Please set down all the lines beneath this one exactly, without the pictures.

Begin Given material

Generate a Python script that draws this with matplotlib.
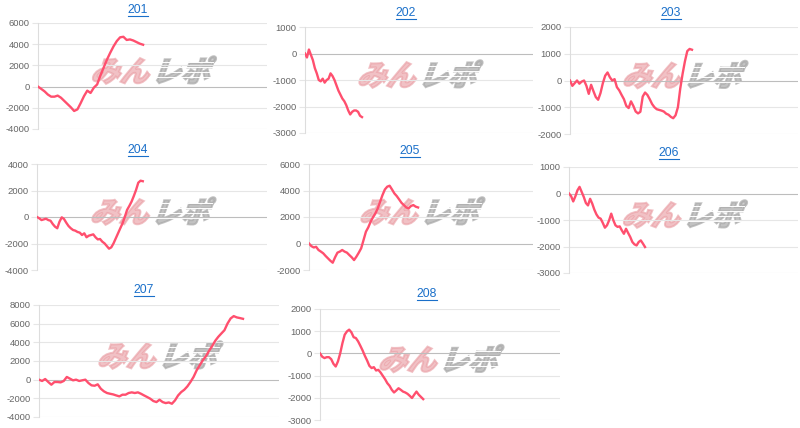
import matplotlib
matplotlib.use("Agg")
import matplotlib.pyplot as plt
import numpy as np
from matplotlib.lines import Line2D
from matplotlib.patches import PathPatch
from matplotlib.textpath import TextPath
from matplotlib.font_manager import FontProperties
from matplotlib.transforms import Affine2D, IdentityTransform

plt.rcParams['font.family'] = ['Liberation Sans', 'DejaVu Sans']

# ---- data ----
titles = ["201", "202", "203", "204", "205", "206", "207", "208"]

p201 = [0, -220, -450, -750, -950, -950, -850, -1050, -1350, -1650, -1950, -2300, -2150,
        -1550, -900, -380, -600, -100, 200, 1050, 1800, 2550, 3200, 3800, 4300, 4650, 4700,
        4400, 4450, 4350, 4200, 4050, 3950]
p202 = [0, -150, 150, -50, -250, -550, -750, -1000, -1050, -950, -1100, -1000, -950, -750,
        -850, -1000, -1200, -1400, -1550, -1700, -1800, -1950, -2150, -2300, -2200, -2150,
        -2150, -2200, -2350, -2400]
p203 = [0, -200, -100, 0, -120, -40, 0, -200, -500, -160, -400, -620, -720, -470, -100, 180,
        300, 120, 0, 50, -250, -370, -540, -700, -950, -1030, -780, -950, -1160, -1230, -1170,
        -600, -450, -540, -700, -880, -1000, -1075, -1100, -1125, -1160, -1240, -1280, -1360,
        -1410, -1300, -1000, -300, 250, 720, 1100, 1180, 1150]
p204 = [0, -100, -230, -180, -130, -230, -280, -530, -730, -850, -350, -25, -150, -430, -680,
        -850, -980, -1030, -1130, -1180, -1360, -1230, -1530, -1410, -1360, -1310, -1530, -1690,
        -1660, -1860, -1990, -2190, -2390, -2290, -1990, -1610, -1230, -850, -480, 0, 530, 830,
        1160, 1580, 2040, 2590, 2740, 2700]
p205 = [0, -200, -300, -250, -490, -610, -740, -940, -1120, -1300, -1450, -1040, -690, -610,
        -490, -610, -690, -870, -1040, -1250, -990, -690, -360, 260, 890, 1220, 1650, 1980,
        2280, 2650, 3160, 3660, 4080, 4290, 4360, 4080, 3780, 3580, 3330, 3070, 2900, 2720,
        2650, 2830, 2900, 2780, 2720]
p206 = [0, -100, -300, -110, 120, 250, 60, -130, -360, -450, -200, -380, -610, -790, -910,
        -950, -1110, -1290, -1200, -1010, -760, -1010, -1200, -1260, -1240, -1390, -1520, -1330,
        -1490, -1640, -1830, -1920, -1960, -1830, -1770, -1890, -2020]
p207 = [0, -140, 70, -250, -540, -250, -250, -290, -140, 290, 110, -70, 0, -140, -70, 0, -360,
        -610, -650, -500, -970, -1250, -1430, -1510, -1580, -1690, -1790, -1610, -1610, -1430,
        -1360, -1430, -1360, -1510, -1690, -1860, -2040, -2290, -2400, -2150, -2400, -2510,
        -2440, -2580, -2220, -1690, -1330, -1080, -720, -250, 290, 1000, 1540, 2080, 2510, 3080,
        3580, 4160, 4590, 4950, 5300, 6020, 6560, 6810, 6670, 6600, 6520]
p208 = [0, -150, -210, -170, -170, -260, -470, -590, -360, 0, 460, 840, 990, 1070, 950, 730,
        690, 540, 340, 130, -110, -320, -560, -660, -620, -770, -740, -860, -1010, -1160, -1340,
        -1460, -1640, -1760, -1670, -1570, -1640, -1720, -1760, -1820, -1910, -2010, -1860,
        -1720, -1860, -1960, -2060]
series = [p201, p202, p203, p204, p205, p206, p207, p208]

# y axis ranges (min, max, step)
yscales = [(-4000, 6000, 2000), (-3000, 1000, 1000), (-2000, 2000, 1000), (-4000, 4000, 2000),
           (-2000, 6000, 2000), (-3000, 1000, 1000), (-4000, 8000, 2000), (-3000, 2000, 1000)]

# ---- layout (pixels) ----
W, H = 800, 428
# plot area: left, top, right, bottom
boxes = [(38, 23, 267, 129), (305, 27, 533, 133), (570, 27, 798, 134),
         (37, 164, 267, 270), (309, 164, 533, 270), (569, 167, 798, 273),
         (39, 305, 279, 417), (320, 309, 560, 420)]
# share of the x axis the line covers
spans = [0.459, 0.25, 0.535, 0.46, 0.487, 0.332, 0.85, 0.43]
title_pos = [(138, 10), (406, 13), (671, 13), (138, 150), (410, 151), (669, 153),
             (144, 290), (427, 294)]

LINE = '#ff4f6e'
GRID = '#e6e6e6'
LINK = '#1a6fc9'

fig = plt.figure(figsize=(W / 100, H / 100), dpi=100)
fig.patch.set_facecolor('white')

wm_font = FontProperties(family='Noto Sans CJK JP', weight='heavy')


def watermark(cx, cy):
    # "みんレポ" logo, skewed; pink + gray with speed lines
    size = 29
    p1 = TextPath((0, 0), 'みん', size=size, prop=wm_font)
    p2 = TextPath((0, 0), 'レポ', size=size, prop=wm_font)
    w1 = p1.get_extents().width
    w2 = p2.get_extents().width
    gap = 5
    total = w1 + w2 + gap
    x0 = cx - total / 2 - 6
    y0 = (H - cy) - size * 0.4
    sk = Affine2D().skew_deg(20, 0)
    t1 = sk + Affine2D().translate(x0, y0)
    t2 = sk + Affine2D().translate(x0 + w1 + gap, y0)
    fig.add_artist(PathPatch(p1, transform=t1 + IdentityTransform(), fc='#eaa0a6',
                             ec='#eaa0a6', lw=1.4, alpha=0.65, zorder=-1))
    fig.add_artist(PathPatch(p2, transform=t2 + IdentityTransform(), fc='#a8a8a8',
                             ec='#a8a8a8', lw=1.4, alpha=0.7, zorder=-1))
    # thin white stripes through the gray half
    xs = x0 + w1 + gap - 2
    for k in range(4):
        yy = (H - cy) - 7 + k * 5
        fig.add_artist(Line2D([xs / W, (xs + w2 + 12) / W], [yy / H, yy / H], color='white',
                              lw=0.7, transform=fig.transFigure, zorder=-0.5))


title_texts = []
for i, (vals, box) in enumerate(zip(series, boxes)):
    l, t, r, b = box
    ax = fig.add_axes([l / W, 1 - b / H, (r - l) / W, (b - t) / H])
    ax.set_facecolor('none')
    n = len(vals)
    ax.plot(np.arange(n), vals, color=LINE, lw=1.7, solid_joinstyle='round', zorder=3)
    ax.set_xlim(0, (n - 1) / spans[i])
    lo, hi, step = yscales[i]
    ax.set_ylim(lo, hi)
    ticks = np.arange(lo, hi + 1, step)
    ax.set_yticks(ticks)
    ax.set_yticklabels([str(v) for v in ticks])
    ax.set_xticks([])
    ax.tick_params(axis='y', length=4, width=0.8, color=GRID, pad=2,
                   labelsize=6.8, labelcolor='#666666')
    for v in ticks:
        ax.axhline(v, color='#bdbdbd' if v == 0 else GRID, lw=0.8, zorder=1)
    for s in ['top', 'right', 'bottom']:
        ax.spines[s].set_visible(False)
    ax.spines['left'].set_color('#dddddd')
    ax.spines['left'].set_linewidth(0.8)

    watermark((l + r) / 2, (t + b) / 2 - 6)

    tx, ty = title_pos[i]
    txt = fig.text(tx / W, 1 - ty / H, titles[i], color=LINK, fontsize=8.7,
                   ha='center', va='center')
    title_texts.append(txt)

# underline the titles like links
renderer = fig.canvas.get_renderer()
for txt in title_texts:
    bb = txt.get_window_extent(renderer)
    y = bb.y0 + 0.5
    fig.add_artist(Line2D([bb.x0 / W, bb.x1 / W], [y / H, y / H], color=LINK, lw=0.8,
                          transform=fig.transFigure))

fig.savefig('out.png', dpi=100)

End Given material

§ **Complete output**:
Generate a Python script that draws this with matplotlib.
import matplotlib
matplotlib.use("Agg")
import matplotlib.pyplot as plt
import numpy as np
from matplotlib.lines import Line2D
from matplotlib.patches import PathPatch
from matplotlib.textpath import TextPath
from matplotlib.font_manager import FontProperties
from matplotlib.transforms import Affine2D, IdentityTransform

plt.rcParams['font.family'] = ['Liberation Sans', 'DejaVu Sans']

# ---- data ----
titles = ["201", "202", "203", "204", "205", "206", "207", "208"]

p201 = [0, -220, -450, -750, -950, -950, -850, -1050, -1350, -1650, -1950, -2300, -2150,
        -1550, -900, -380, -600, -100, 200, 1050, 1800, 2550, 3200, 3800, 4300, 4650, 4700,
        4400, 4450, 4350, 4200, 4050, 3950]
p202 = [0, -150, 150, -50, -250, -550, -750, -1000, -1050, -950, -1100, -1000, -950, -750,
        -850, -1000, -1200, -1400, -1550, -1700, -1800, -1950, -2150, -2300, -2200, -2150,
        -2150, -2200, -2350, -2400]
p203 = [0, -200, -100, 0, -120, -40, 0, -200, -500, -160, -400, -620, -720, -470, -100, 180,
        300, 120, 0, 50, -250, -370, -540, -700, -950, -1030, -780, -950, -1160, -1230, -1170,
        -600, -450, -540, -700, -880, -1000, -1075, -1100, -1125, -1160, -1240, -1280, -1360,
        -1410, -1300, -1000, -300, 250, 720, 1100, 1180, 1150]
p204 = [0, -100, -230, -180, -130, -230, -280, -530, -730, -850, -350, -25, -150, -430, -680,
        -850, -980, -1030, -1130, -1180, -1360, -1230, -1530, -1410, -1360, -1310, -1530, -1690,
        -1660, -1860, -1990, -2190, -2390, -2290, -1990, -1610, -1230, -850, -480, 0, 530, 830,
        1160, 1580, 2040, 2590, 2740, 2700]
p205 = [0, -200, -300, -250, -490, -610, -740, -940, -1120, -1300, -1450, -1040, -690, -610,
        -490, -610, -690, -870, -1040, -1250, -990, -690, -360, 260, 890, 1220, 1650, 1980,
        2280, 2650, 3160, 3660, 4080, 4290, 4360, 4080, 3780, 3580, 3330, 3070, 2900, 2720,
        2650, 2830, 2900, 2780, 2720]
p206 = [0, -100, -300, -110, 120, 250, 60, -130, -360, -450, -200, -380, -610, -790, -910,
        -950, -1110, -1290, -1200, -1010, -760, -1010, -1200, -1260, -1240, -1390, -1520, -1330,
        -1490, -1640, -1830, -1920, -1960, -1830, -1770, -1890, -2020]
p207 = [0, -140, 70, -250, -540, -250, -250, -290, -140, 290, 110, -70, 0, -140, -70, 0, -360,
        -610, -650, -500, -970, -1250, -1430, -1510, -1580, -1690, -1790, -1610, -1610, -1430,
        -1360, -1430, -1360, -1510, -1690, -1860, -2040, -2290, -2400, -2150, -2400, -2510,
        -2440, -2580, -2220, -1690, -1330, -1080, -720, -250, 290, 1000, 1540, 2080, 2510, 3080,
        3580, 4160, 4590, 4950, 5300, 6020, 6560, 6810, 6670, 6600, 6520]
p208 = [0, -150, -210, -170, -170, -260, -470, -590, -360, 0, 460, 840, 990, 1070, 950, 730,
        690, 540, 340, 130, -110, -320, -560, -660, -620, -770, -740, -860, -1010, -1160, -1340,
        -1460, -1640, -1760, -1670, -1570, -1640, -1720, -1760, -1820, -1910, -2010, -1860,
        -1720, -1860, -1960, -2060]
series = [p201, p202, p203, p204, p205, p206, p207, p208]

# y axis ranges (min, max, step)
yscales = [(-4000, 6000, 2000), (-3000, 1000, 1000), (-2000, 2000, 1000), (-4000, 4000, 2000),
           (-2000, 6000, 2000), (-3000, 1000, 1000), (-4000, 8000, 2000), (-3000, 2000, 1000)]

# ---- layout (pixels) ----
W, H = 800, 428
# plot area: left, top, right, bottom
boxes = [(38, 23, 267, 129), (305, 27, 533, 133), (570, 27, 798, 134),
         (37, 164, 267, 270), (309, 164, 533, 270), (569, 167, 798, 273),
         (39, 305, 279, 417), (320, 309, 560, 420)]
# share of the x axis the line covers
spans = [0.459, 0.25, 0.535, 0.46, 0.487, 0.332, 0.85, 0.43]
title_pos = [(138, 10), (406, 13), (671, 13), (138, 150), (410, 151), (669, 153),
             (144, 290), (427, 294)]

LINE = '#ff4f6e'
GRID = '#e6e6e6'
LINK = '#1a6fc9'

fig = plt.figure(figsize=(W / 100, H / 100), dpi=100)
fig.patch.set_facecolor('white')

wm_font = FontProperties(family='Noto Sans CJK JP', weight='heavy')


def watermark(cx, cy):
    # "みんレポ" logo, skewed; pink + gray with speed lines
    size = 29
    p1 = TextPath((0, 0), 'みん', size=size, prop=wm_font)
    p2 = TextPath((0, 0), 'レポ', size=size, prop=wm_font)
    w1 = p1.get_extents().width
    w2 = p2.get_extents().width
    gap = 5
    total = w1 + w2 + gap
    x0 = cx - total / 2 - 6
    y0 = (H - cy) - size * 0.4
    sk = Affine2D().skew_deg(20, 0)
    t1 = sk + Affine2D().translate(x0, y0)
    t2 = sk + Affine2D().translate(x0 + w1 + gap, y0)
    fig.add_artist(PathPatch(p1, transform=t1 + IdentityTransform(), fc='#eaa0a6',
                             ec='#eaa0a6', lw=1.4, alpha=0.65, zorder=-1))
    fig.add_artist(PathPatch(p2, transform=t2 + IdentityTransform(), fc='#a8a8a8',
                             ec='#a8a8a8', lw=1.4, alpha=0.7, zorder=-1))
    # thin white stripes through the gray half
    xs = x0 + w1 + gap - 2
    for k in range(4):
        yy = (H - cy) - 7 + k * 5
        fig.add_artist(Line2D([xs / W, (xs + w2 + 12) / W], [yy / H, yy / H], color='white',
                              lw=0.7, transform=fig.transFigure, zorder=-0.5))


title_texts = []
for i, (vals, box) in enumerate(zip(series, boxes)):
    l, t, r, b = box
    ax = fig.add_axes([l / W, 1 - b / H, (r - l) / W, (b - t) / H])
    ax.set_facecolor('none')
    n = len(vals)
    ax.plot(np.arange(n), vals, color=LINE, lw=1.7, solid_joinstyle='round', zorder=3)
    ax.set_xlim(0, (n - 1) / spans[i])
    lo, hi, step = yscales[i]
    ax.set_ylim(lo, hi)
    ticks = np.arange(lo, hi + 1, step)
    ax.set_yticks(ticks)
    ax.set_yticklabels([str(v) for v in ticks])
    ax.set_xticks([])
    ax.tick_params(axis='y', length=4, width=0.8, color=GRID, pad=2,
                   labelsize=6.8, labelcolor='#666666')
    for v in ticks:
        ax.axhline(v, color='#bdbdbd' if v == 0 else GRID, lw=0.8, zorder=1)
    for s in ['top', 'right', 'bottom']:
        ax.spines[s].set_visible(False)
    ax.spines['left'].set_color('#dddddd')
    ax.spines['left'].set_linewidth(0.8)

    watermark((l + r) / 2, (t + b) / 2 - 6)

    tx, ty = title_pos[i]
    txt = fig.text(tx / W, 1 - ty / H, titles[i], color=LINK, fontsize=8.7,
                   ha='center', va='center')
    title_texts.append(txt)

# underline the titles like links
renderer = fig.canvas.get_renderer()
for txt in title_texts:
    bb = txt.get_window_extent(renderer)
    y = bb.y0 + 0.5
    fig.add_artist(Line2D([bb.x0 / W, bb.x1 / W], [y / H, y / H], color=LINK, lw=0.8,
                          transform=fig.transFigure))

fig.savefig('out.png', dpi=100)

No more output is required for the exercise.